WHAT TO DO: Find and copy every line in the records that includes the string "page".

** start EXERCISE INPUTS **

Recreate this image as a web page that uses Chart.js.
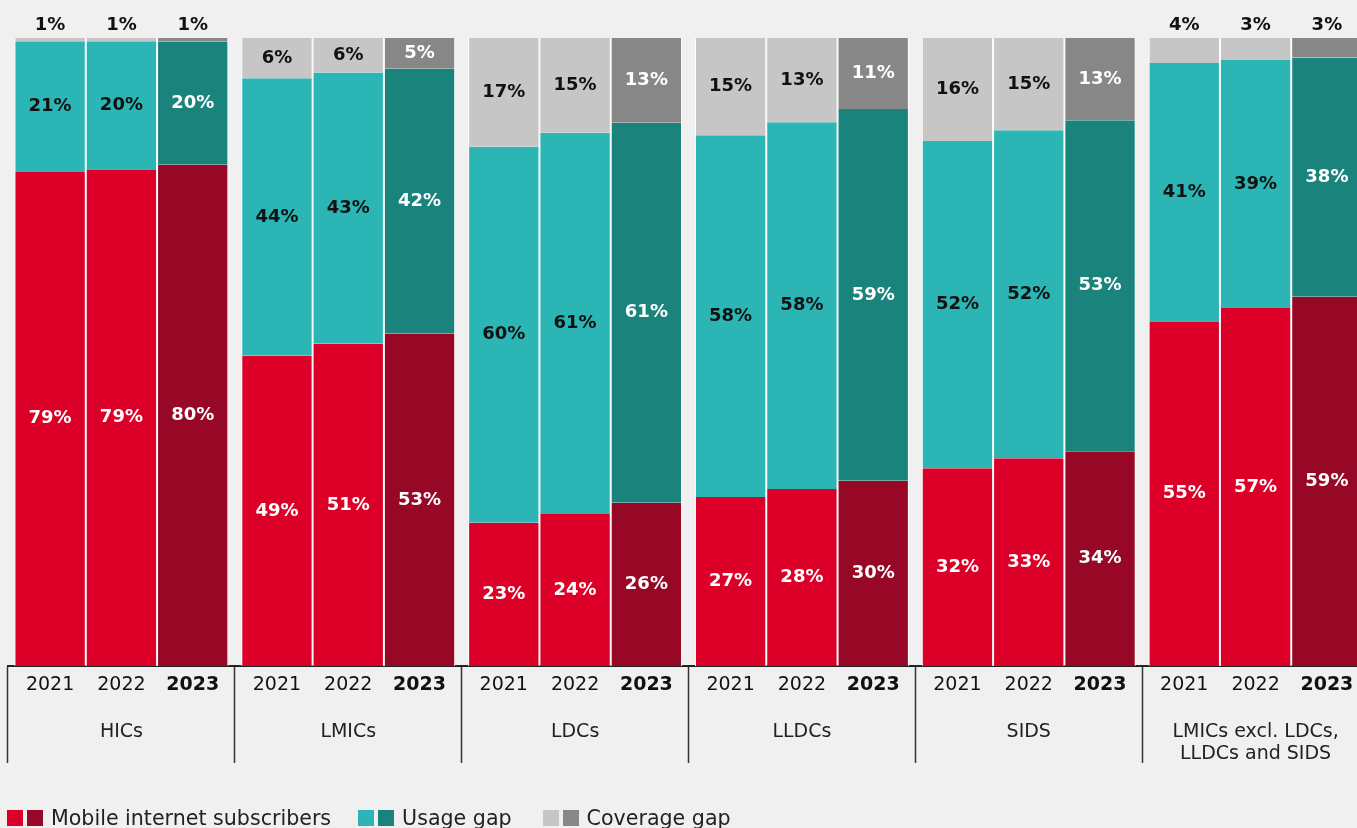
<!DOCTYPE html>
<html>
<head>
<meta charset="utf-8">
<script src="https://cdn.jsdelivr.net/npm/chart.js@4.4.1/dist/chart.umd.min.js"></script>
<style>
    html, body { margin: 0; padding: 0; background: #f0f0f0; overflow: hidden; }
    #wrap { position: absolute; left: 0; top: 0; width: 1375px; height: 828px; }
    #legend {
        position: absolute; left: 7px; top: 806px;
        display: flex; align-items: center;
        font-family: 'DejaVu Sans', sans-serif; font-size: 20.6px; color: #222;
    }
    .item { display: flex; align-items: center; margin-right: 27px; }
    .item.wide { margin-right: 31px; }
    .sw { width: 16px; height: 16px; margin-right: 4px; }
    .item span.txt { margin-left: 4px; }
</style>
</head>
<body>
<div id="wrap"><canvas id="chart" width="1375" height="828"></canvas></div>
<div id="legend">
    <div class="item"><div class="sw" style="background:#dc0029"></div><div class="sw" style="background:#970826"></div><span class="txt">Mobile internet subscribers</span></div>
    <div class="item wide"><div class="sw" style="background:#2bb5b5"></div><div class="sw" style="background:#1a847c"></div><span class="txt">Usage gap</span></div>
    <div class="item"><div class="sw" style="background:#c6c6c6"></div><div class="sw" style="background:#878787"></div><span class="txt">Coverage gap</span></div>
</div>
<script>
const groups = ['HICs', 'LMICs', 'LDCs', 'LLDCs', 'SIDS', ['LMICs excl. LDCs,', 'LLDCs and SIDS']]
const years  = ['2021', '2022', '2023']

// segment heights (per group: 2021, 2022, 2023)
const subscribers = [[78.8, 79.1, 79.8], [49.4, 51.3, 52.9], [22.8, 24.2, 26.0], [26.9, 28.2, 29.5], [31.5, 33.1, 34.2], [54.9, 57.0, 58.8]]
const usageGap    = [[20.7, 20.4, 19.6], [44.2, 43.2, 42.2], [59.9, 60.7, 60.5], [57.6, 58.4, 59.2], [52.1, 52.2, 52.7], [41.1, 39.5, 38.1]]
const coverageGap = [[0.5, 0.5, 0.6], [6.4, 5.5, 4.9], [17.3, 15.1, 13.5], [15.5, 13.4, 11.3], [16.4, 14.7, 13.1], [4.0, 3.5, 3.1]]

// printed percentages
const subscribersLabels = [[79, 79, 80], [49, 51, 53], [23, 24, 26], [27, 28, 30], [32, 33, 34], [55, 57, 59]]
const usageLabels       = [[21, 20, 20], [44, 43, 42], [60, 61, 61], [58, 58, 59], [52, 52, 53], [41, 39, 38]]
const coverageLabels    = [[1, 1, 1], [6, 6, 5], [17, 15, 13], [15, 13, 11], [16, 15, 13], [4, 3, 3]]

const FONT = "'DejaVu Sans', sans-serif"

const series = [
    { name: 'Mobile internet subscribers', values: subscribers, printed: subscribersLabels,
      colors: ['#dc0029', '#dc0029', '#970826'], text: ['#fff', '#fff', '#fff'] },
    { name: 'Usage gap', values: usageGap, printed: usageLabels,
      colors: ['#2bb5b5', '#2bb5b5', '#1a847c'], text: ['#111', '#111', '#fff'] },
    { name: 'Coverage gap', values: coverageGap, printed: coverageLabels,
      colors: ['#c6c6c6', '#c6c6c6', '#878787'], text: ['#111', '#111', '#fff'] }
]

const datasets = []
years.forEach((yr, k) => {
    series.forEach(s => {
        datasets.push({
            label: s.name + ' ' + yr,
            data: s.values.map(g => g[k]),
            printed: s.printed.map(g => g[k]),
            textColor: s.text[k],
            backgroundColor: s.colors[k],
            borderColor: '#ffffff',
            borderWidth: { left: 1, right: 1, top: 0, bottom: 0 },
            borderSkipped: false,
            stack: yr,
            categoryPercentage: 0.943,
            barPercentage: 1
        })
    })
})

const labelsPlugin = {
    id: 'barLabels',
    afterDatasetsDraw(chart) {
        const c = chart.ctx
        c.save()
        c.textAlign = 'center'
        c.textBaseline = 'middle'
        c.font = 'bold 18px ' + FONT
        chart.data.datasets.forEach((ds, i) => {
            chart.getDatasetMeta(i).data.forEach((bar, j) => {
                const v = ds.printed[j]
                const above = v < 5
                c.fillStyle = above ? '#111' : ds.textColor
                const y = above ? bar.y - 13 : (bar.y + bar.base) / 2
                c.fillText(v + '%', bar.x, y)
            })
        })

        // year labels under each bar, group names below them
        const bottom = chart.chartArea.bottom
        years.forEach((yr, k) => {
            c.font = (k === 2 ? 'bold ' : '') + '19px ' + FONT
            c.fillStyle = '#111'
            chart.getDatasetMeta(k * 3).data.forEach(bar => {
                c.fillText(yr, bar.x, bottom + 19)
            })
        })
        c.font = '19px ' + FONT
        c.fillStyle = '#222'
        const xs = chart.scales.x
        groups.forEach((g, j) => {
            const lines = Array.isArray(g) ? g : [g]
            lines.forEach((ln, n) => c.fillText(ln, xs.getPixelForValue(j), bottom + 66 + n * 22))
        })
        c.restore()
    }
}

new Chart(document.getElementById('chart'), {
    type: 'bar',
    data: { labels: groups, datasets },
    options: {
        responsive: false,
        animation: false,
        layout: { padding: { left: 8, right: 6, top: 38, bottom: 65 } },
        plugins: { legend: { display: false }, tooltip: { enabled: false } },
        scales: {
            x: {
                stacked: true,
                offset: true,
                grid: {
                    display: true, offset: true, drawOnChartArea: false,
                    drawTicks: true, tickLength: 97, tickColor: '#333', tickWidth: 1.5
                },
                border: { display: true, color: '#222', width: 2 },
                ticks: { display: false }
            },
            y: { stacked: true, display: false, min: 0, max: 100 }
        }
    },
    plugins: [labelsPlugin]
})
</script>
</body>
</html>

** end EXERCISE INPUTS **
** start EXERCISE INPUTS **

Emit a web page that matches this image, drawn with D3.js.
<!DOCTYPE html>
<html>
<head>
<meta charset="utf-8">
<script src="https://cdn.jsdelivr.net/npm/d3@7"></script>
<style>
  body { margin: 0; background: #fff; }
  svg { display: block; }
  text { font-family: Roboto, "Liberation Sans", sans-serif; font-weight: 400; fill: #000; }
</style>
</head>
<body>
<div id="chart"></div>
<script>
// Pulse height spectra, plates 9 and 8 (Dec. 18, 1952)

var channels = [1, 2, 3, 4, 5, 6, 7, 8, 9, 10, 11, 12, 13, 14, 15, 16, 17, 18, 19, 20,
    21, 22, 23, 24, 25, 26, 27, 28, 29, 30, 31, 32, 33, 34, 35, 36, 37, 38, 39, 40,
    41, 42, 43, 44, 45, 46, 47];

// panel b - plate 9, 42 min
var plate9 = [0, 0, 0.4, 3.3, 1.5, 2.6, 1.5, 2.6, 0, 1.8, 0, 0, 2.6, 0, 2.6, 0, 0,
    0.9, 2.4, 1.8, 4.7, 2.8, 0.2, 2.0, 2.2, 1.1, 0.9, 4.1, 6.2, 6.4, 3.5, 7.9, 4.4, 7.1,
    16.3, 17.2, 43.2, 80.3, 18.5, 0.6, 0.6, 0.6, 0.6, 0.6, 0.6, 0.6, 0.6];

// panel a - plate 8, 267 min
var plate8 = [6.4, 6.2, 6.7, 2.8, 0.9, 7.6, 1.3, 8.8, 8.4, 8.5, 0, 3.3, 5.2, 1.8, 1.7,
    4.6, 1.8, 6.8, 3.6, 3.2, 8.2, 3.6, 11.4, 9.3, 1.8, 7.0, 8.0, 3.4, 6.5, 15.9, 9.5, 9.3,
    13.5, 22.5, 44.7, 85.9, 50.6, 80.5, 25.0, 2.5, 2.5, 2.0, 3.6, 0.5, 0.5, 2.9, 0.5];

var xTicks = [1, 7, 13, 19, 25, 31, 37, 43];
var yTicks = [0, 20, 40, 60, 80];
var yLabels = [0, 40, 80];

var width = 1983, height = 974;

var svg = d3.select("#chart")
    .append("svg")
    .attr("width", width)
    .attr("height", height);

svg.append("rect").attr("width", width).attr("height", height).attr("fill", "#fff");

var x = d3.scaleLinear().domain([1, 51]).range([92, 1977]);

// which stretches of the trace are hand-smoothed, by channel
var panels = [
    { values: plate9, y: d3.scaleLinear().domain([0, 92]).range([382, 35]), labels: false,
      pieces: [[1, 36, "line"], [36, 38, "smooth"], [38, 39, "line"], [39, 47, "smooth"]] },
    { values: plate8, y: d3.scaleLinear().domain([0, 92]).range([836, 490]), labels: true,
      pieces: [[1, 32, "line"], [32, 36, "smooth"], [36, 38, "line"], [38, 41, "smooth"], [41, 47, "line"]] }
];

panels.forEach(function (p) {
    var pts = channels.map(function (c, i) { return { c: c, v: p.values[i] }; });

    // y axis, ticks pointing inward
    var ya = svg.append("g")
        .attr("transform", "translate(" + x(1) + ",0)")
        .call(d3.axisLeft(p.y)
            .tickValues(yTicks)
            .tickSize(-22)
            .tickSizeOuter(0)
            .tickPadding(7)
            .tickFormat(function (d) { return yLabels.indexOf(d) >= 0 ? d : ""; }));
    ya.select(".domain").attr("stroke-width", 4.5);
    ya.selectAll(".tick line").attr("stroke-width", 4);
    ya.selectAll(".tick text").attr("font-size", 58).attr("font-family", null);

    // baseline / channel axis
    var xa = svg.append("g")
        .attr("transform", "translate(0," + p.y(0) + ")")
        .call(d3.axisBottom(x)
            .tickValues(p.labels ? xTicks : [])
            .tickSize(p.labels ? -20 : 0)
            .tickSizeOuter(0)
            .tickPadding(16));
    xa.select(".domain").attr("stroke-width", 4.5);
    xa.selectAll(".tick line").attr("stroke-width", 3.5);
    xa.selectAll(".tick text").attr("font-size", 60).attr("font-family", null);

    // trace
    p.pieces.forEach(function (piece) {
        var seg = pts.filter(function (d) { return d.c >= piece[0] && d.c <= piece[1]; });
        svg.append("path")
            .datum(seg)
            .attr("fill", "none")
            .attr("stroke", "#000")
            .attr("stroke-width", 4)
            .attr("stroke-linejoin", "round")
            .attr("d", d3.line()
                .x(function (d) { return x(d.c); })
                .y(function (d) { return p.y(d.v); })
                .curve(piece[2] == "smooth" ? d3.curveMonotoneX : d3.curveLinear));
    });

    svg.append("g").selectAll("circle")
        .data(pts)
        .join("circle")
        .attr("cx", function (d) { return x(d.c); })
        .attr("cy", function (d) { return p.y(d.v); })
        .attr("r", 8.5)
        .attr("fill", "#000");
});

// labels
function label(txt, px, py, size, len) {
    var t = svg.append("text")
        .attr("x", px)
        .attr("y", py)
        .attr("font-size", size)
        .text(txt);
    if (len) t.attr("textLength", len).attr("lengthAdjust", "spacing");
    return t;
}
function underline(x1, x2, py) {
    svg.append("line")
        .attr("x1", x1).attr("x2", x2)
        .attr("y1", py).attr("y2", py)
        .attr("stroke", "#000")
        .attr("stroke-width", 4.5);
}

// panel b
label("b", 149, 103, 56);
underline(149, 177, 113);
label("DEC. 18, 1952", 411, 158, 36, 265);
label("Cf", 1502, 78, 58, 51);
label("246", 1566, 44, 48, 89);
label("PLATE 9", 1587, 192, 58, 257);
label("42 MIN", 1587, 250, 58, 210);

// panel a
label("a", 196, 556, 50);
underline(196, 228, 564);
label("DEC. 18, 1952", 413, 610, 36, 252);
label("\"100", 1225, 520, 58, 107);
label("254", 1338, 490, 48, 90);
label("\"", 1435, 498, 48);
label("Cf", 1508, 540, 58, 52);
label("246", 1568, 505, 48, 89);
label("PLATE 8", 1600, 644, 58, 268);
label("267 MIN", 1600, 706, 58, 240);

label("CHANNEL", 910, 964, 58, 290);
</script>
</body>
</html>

** end EXERCISE INPUTS **
** start EXERCISE INPUTS **

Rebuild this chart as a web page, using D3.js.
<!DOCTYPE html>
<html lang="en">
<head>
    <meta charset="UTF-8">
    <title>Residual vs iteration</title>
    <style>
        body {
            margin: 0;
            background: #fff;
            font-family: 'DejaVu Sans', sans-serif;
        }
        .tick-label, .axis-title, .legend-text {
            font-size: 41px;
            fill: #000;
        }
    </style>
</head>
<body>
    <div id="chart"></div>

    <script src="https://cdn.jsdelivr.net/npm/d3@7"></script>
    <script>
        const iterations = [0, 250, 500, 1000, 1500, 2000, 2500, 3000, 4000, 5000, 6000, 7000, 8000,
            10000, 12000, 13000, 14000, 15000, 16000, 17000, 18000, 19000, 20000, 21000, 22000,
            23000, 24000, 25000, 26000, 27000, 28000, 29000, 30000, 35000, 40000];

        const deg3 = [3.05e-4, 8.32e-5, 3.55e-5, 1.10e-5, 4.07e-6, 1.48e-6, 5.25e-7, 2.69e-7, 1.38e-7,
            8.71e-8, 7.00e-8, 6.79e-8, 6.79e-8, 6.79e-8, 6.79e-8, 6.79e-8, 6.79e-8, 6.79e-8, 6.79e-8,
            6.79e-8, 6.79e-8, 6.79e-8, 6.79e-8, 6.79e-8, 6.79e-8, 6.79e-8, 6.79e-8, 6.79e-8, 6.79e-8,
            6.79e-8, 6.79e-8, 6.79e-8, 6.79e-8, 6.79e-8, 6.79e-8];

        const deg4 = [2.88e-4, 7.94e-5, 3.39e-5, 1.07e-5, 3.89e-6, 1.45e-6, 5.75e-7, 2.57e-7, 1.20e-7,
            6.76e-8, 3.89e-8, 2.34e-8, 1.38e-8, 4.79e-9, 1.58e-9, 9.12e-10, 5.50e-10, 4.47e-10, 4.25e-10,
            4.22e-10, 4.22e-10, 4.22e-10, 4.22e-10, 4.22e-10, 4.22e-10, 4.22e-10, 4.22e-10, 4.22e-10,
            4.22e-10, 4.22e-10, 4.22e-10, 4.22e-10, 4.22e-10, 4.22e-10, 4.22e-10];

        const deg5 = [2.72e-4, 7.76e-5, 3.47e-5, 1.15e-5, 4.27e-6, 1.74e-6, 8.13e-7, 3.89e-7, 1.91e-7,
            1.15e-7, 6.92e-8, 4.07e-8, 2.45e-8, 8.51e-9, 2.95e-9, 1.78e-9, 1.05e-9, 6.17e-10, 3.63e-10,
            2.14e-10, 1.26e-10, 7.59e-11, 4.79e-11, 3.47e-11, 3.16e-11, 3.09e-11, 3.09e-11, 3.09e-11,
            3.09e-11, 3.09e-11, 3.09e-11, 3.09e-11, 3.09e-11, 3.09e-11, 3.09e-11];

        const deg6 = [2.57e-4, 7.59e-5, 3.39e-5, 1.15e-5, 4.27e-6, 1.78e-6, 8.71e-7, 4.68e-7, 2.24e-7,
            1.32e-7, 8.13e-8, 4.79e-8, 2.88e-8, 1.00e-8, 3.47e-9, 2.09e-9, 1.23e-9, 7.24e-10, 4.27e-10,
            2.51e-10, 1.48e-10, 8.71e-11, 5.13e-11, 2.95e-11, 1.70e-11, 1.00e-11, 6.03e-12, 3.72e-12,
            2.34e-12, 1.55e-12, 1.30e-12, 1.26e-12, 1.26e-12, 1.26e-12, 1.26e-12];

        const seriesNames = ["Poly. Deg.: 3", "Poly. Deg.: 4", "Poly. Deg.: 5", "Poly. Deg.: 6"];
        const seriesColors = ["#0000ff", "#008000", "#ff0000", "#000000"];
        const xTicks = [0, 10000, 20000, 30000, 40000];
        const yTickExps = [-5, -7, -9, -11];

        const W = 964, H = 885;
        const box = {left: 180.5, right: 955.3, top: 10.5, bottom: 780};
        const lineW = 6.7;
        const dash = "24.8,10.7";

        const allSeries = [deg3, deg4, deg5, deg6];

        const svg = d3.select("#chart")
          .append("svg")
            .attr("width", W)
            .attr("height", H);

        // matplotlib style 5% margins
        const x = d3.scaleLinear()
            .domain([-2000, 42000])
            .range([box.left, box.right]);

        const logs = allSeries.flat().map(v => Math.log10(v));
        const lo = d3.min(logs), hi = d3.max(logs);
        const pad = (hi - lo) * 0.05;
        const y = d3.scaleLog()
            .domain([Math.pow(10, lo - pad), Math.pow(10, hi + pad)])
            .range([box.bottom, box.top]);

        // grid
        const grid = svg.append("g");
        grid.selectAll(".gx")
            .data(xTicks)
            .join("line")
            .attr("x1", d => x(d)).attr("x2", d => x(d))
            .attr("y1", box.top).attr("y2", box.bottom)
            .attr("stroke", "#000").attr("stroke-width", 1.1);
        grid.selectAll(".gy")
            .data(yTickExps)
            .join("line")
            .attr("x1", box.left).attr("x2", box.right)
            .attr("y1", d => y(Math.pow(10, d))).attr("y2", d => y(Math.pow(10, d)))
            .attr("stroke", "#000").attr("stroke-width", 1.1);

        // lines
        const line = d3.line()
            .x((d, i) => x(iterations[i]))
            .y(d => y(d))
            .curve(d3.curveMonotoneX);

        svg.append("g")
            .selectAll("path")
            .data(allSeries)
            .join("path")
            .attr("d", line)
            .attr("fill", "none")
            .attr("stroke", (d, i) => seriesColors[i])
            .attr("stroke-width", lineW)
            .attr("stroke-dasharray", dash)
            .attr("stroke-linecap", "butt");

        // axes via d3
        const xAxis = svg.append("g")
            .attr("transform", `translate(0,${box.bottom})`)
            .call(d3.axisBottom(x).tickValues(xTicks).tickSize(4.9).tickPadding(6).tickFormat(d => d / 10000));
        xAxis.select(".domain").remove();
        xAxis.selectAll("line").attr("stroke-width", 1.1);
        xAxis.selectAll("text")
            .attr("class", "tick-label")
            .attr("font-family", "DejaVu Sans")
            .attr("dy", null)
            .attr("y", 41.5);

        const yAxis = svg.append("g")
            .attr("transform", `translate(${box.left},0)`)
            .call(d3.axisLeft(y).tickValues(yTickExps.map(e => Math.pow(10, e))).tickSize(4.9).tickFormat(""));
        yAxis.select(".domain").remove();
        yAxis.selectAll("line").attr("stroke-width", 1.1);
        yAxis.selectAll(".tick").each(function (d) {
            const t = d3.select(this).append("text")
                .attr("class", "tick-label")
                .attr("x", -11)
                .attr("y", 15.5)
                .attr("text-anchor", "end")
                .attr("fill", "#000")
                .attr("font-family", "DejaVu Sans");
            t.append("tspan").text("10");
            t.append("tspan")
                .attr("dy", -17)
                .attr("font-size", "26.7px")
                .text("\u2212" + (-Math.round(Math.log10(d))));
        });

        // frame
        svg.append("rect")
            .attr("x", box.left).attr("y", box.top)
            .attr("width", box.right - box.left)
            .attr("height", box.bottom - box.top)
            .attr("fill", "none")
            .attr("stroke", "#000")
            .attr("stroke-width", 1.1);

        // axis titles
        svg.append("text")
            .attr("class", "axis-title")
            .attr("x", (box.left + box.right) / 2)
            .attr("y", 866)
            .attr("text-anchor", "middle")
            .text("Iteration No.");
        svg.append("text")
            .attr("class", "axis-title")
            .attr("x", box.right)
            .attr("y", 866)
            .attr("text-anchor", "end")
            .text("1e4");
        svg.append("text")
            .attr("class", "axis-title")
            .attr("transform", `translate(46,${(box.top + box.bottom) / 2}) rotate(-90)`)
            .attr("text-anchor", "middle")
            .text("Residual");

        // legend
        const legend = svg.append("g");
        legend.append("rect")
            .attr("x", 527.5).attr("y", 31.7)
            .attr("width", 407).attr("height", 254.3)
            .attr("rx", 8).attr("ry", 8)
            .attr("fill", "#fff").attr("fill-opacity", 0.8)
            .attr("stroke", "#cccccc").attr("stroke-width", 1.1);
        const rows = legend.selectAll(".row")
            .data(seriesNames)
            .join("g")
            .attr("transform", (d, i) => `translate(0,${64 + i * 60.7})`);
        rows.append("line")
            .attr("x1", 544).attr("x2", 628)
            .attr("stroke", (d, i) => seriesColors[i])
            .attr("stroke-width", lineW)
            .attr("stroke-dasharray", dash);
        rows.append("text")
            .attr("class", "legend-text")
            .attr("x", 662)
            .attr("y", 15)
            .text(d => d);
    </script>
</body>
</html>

** end EXERCISE INPUTS **

RESPONSE:
Recreate this image as a web page that uses Chart.js.
Emit a web page that matches this image, drawn with D3.js.
Rebuild this chart as a web page, using D3.js.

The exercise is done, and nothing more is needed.